-- Start of Data block --

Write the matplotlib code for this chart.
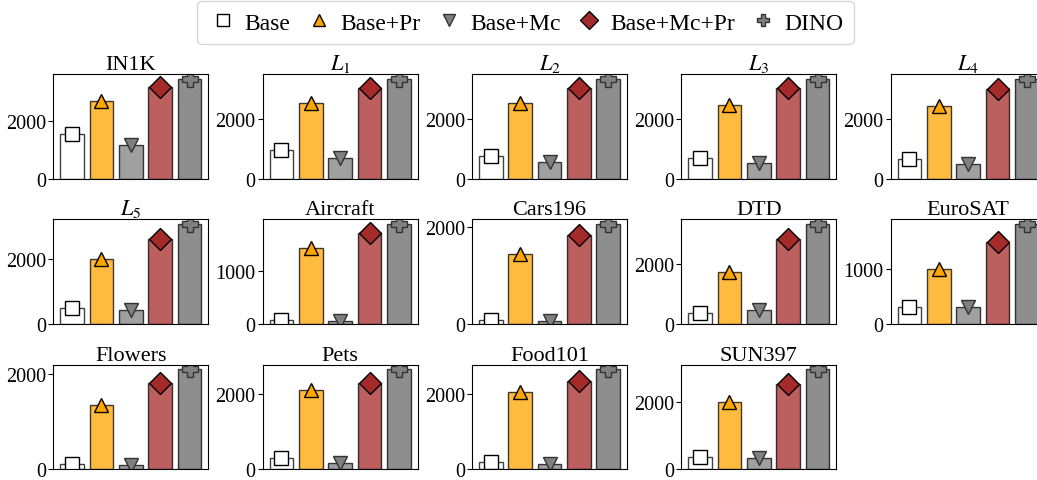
import numpy as np
import matplotlib
matplotlib.use('Agg')
import matplotlib.pyplot as plt
from matplotlib.lines import Line2D

plt.rcParams['font.family'] = ['Liberation Serif', 'DejaVu Serif']
plt.rcParams['mathtext.fontset'] = 'stix'

datasets = ['IN1K', '$L_1$', '$L_2$', '$L_3$', '$L_4$', '$L_5$', 'Aircraft', 'Cars196',
            'DTD', 'EuroSAT', 'Flowers', 'Pets', 'Food101', 'SUN397']
methods = ['Base', 'Base+Pr', 'Base+Mc', 'Base+Mc+Pr', 'DINO']

base = [1546, 978, 765, 698, 652, 482, 62, 69, 367, 309, 98, 287, 188, 369]
base_pr = [2712, 2563, 2540, 2485, 2440, 1990, 1428, 1454, 1722, 994, 1354, 2108, 2054, 2000]
base_mc = [1163, 698, 562, 528, 506, 410, 44, 55, 444, 303, 91, 170, 143, 330]
base_mc_pr = [3200, 3069, 3046, 3046, 3024, 2615, 1717, 1834, 2811, 1479, 1811, 2315, 2360, 2550]
dino = [3480, 3362, 3350, 3362, 3362, 3055, 1874, 2062, 3311, 1806, 2091, 2665, 2665, 2970]

series = [base, base_pr, base_mc, base_mc_pr, dino]
bar_colors = ['white', 'orange', 'gray', 'brown', 'dimgray']
markers = ['s', '^', 'v', 'D', 'P']
marker_face = ['white', 'orange', 'gray', 'brown', 'gray']
marker_edge = ['black', 'black', '#333333', 'black', '#333333']
marker_size = [10, 10, 10, 11, 11]

fig, axes = plt.subplots(3, 5, figsize=(10.37, 4.81), dpi=100)
fig.subplots_adjust(left=0.0514, right=1.0084, top=0.844, bottom=0.0229,
                    wspace=0.35, hspace=0.39)
axes = axes.flatten()

x = np.arange(len(methods))
for i, name in enumerate(datasets):
    ax = axes[i]
    vals = [s[i] for s in series]
    ax.bar(x, vals, width=0.8, color=bar_colors, edgecolor='black', alpha=0.75, linewidth=1)
    for j in range(len(methods)):
        ax.plot(x[j], vals[j], marker=markers[j], color=marker_face[j],
                markeredgecolor=marker_edge[j], markersize=marker_size[j],
                markeredgewidth=1, linestyle='none')
    ax.set_title(name, fontsize=16, pad=2)
    ax.set_xticks([])
    ax.locator_params(axis='y', nbins=2)
    ax.tick_params(axis='y', labelsize=14.5, length=3.5, pad=1.5)

axes[-1].axis('off')

handles = [Line2D([], [], marker=markers[j], color=marker_face[j],
                  markeredgecolor=marker_edge[j], markersize=marker_size[j] * 0.8,
                  linestyle='none', label=methods[j]) for j in range(len(methods))]
fig.legend(handles=handles, loc='upper center', bbox_to_anchor=(0.507, 1.0), ncol=5,
           fontsize=17, handletextpad=0.25, columnspacing=0.55, borderpad=0.45,
           handlelength=1.3, borderaxespad=0.1)

plt.savefig('out.png', dpi=100)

-- End of Data block --

Work to do »
Restate only the lines running from the start of the material above through the line containing "axes[-1].axis('off')", ends included. No pictures.

Task output »
Write the matplotlib code for this chart.
import numpy as np
import matplotlib
matplotlib.use('Agg')
import matplotlib.pyplot as plt
from matplotlib.lines import Line2D

plt.rcParams['font.family'] = ['Liberation Serif', 'DejaVu Serif']
plt.rcParams['mathtext.fontset'] = 'stix'

datasets = ['IN1K', '$L_1$', '$L_2$', '$L_3$', '$L_4$', '$L_5$', 'Aircraft', 'Cars196',
            'DTD', 'EuroSAT', 'Flowers', 'Pets', 'Food101', 'SUN397']
methods = ['Base', 'Base+Pr', 'Base+Mc', 'Base+Mc+Pr', 'DINO']

base = [1546, 978, 765, 698, 652, 482, 62, 69, 367, 309, 98, 287, 188, 369]
base_pr = [2712, 2563, 2540, 2485, 2440, 1990, 1428, 1454, 1722, 994, 1354, 2108, 2054, 2000]
base_mc = [1163, 698, 562, 528, 506, 410, 44, 55, 444, 303, 91, 170, 143, 330]
base_mc_pr = [3200, 3069, 3046, 3046, 3024, 2615, 1717, 1834, 2811, 1479, 1811, 2315, 2360, 2550]
dino = [3480, 3362, 3350, 3362, 3362, 3055, 1874, 2062, 3311, 1806, 2091, 2665, 2665, 2970]

series = [base, base_pr, base_mc, base_mc_pr, dino]
bar_colors = ['white', 'orange', 'gray', 'brown', 'dimgray']
markers = ['s', '^', 'v', 'D', 'P']
marker_face = ['white', 'orange', 'gray', 'brown', 'gray']
marker_edge = ['black', 'black', '#333333', 'black', '#333333']
marker_size = [10, 10, 10, 11, 11]

fig, axes = plt.subplots(3, 5, figsize=(10.37, 4.81), dpi=100)
fig.subplots_adjust(left=0.0514, right=1.0084, top=0.844, bottom=0.0229,
                    wspace=0.35, hspace=0.39)
axes = axes.flatten()

x = np.arange(len(methods))
for i, name in enumerate(datasets):
    ax = axes[i]
    vals = [s[i] for s in series]
    ax.bar(x, vals, width=0.8, color=bar_colors, edgecolor='black', alpha=0.75, linewidth=1)
    for j in range(len(methods)):
        ax.plot(x[j], vals[j], marker=markers[j], color=marker_face[j],
                markeredgecolor=marker_edge[j], markersize=marker_size[j],
                markeredgewidth=1, linestyle='none')
    ax.set_title(name, fontsize=16, pad=2)
    ax.set_xticks([])
    ax.locator_params(axis='y', nbins=2)
    ax.tick_params(axis='y', labelsize=14.5, length=3.5, pad=1.5)

axes[-1].axis('off')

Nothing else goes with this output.